The Key to Customer Activation Is Measurement

Consumer data has proliferated since the advent of web and mobile technologies. People interact with one another and with brands through numerous digital and online channels. This has created an environment in which organizations are trying to gain an edge over their competitors by gathering insights from this proliferating data. In such an environment, figuring out how to measure the usefulness of data and the insights that come from it is very important.
 
Recently, Loyalty360 sat down with Curtis Tingle, Chief Marketing Officer at Valassis, to discuss the issue of measurement. Valassis delivers intelligent media to clients to integrate and optimize marketing campaigns. The company works across print and digital channels, including direct mail, newspaper inserts, and online advertising. It uses geography-based targeting to reach out to millions of households with local print programs and digital advertisements. It also works with the National Center for Missing & Exploited Children to publicize photographs of missing children.
 
First, Tingle explained his company’s process. “We do a series of surveys that go out on a bimonthly basis.
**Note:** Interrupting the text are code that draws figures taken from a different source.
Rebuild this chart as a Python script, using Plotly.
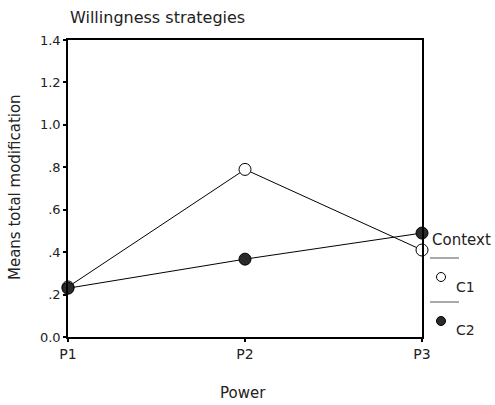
import plotly.graph_objects as go

power_levels = ["P1", "P2", "P3"]
c1_means = [0.236, 0.79, 0.41]
c2_means = [0.230, 0.367, 0.49]
y_tick_vals = [0.0, 0.2, 0.4, 0.6, 0.8, 1.0, 1.2, 1.4]
y_tick_text = ["0.0", ".2", ".4", ".6", ".8", "1.0", "1.2", "1.4"]
legend_title = "Context"
legend_labels = ["C1", "C2"]

FONT = "DejaVu Sans"
W, H = 495, 405
L, R, T, B = 68, 73, 40, 68
pw, ph = W - L - R, H - T - B


def px(x):
    return (x - L) / pw


def py(y):
    return (H - B - y) / ph


fig = go.Figure()
fig.add_trace(go.Scatter(
    x=power_levels, y=c1_means, mode="lines+markers", name=legend_labels[0],
    line=dict(color="black", width=1),
    marker=dict(symbol="circle", size=12, color="white", line=dict(color="black", width=1)),
    cliponaxis=False, showlegend=False))
fig.add_trace(go.Scatter(
    x=power_levels, y=c2_means, mode="lines+markers", name=legend_labels[1],
    line=dict(color="black", width=1),
    marker=dict(symbol="circle", size=12, color="#2a2a2a", line=dict(color="black", width=1)),
    cliponaxis=False, showlegend=False))

fig.update_layout(
    width=W, height=H, autosize=False,
    margin=dict(l=L, r=R, t=T, b=B, pad=0),
    paper_bgcolor="white", plot_bgcolor="white",
    font=dict(family=FONT, color="#222", size=13),
    showlegend=False,
)
fig.update_xaxes(
    type="category", range=[0, 2], showgrid=False, zeroline=False,
    showline=True, linecolor="black", linewidth=1.5, mirror=True,
    ticks="outside", ticklen=3, tickwidth=2, tickcolor="black",
    tickfont=dict(family=FONT, size=14, color="#222"),
)
fig.update_yaxes(
    range=[0, 1.4], tickvals=y_tick_vals, ticktext=y_tick_text,
    showgrid=False, zeroline=False,
    showline=True, linecolor="black", linewidth=1.5, mirror=True,
    ticks="outside", ticklen=3, tickwidth=2, tickcolor="black",
    tickfont=dict(family=FONT, size=13, color="#222"),
)

ann = []
# chart title
ann.append(dict(text="Willingness strategies", xref="paper", yref="paper",
                x=px(68), y=py(17), xanchor="left", yanchor="middle",
                showarrow=False, font=dict(family=FONT, size=16, color="#222")))
# axis titles
ann.append(dict(text="Power", xref="paper", yref="paper",
                x=px(243), y=py(393), xanchor="center", yanchor="middle",
                showarrow=False, font=dict(family=FONT, size=15, color="#222")))
ann.append(dict(text="Means total modification", xref="paper", yref="paper",
                x=px(15), y=py(187), xanchor="center", yanchor="middle", textangle=-90,
                showarrow=False, font=dict(family=FONT, size=15, color="#222")))
# legend
ann.append(dict(text=legend_title, xref="paper", yref="paper",
                x=px(430), y=py(240), xanchor="left", yanchor="middle",
                showarrow=False, font=dict(family=FONT, size=15, color="#222")))
ann.append(dict(text=legend_labels[0], xref="paper", yref="paper",
                x=px(454), y=py(287), xanchor="left", yanchor="middle",
                showarrow=False, font=dict(family=FONT, size=14, color="#222")))
ann.append(dict(text=legend_labels[1], xref="paper", yref="paper",
                x=px(454), y=py(330), xanchor="left", yanchor="middle",
                showarrow=False, font=dict(family=FONT, size=14, color="#222")))

shapes = []
for sy in (258, 302):
    shapes.append(dict(type="line", xref="paper", yref="paper",
                       x0=px(430), x1=px(459), y0=py(sy), y1=py(sy),
                       line=dict(color="#555", width=1)))
for cy, fill in ((277, "white"), (321, "#2a2a2a")):
    shapes.append(dict(type="circle", xref="paper", yref="paper",
                       xsizemode="pixel", ysizemode="pixel",
                       xanchor=px(441), yanchor=py(cy),
                       x0=-4.5, x1=4.5, y0=-4.5, y1=4.5,
                       fillcolor=fill, line=dict(color="black", width=1)))

fig.update_layout(annotations=ann, shapes=shapes)
fig.write_html("out.html")
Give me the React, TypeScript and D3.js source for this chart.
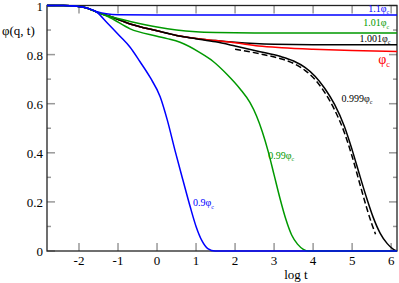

We get about 1,000 to 1,500 responses talking about engagement across different media platforms. Part of this series is a customized set of questions asking about contextually relevant categories. We use insights from these surveys to talk about dynamic shopper behavior when it comes to cross-channel shopping and media they use to make their purchase decisions. These are the kinds of things our surveys are designed to figure out.”
 
He continued, “What we do is leverage real-time, quick insights to try to dig deeper, and to dig deeper is where we make it actionable for marketers. We have what’s called the Valassis Consumer Graph, where we take 110 million households and we map those households to 1.4 billion devices, and we take into consideration what those households are looking for, what they search for, their interests, and their location. It’s all privacy-protected. It’s all agreed to and opted into, and we use a device-homing technology to figure out that an iPhone and an iPad are being used by the same person or that a set of five phones lives in the same household. We use this data to enhance the relevance of all marketing, across print and digital, and we deliver our direct mail package to 116 million homes every week. So now we can have a truly integrated print and digital campaign.”
 
This enables Valassis to “activate” consumers. “We view ourselves as in the business of consumer activation,” said Tingle. “We bring relevant insights together, leveraging the right data, to anticipate consumer behavior and deliver integrated media campaigns that drive consumers to purchase. We do these studies to change the perception of our company, but our main goal is to unearth how the consumer is shopping differently to drive the final activation of the consumer. We want to make sure marketers are there at the right time of engagement, not just in 116 million homes but in the right homes.”
 
How does his company achieve this kind of activation? Measurement. “We’re very involved in measurement with our clients,” said Tingle. “Using a set of both proprietary data and data from location-based technology companies, we identify in a test-controlled environment what the impact of a brand’s media is in driving traffic to your locations, your restaurants, your retailers in particular.”
 
He added, “In other cases, we’re leveraging standard third-party data platforms like IRI or Nielsen to help brands understand sales lift, in particular sales lift at critical retailers. That’s all part of the process. For each category we have a different set of data. For example, if it’s auto purchase data, we can work with dealers to better understand who the consumers are that are coming in and around their dealerships, and what their buying habits are, and we leverage that data to build a more relevant media strategy informed by a more holistic view of who that consumer is. We also want to try to understand who’s a likely customer that isn’t shopping in their store today.”
 
An important feature of measurement, Tingle said, is that attribution models have to be set up with bias. “It has to say, here’s how we’re going to treat the final attribution of the sale. It is difficult to set up clean tests where you can hold variables constant and really understand the incrementality of specific media and also manage for pricing variances, whether impacts, seasonality, competitive response. It’s a very challenging thing to do, which is why it’s a never-ending process. You have to be constantly measuring and optimizing and learning. That’s something that you want to do at a very localized level, but it still depends on your ultimate objective.”
 
When asked what the biggest challenges in the current marketing environment are, he replied, “Having an accurate view of the audience and being able to make that view scalable. Another challenge is that so many vendors have look-alike, sound-alike capabilities. How do you differentiate what’s real? Which vendor should I work with? Which media should I work with? How do I best set up that ecosystem that’s going to help my marketing produce great results? That’s another huge challenge.”
 
To meet these challenges, Valassis has amassed a number of capabilities on top of the ones already mentioned, including data and analytics, mobile, and in-store. It supports brands in the grocery, retail, restaurant, telecom, and financial industries, and it has over 58,000 national, regional, and local advertisers. Clearly, the company is doing something right.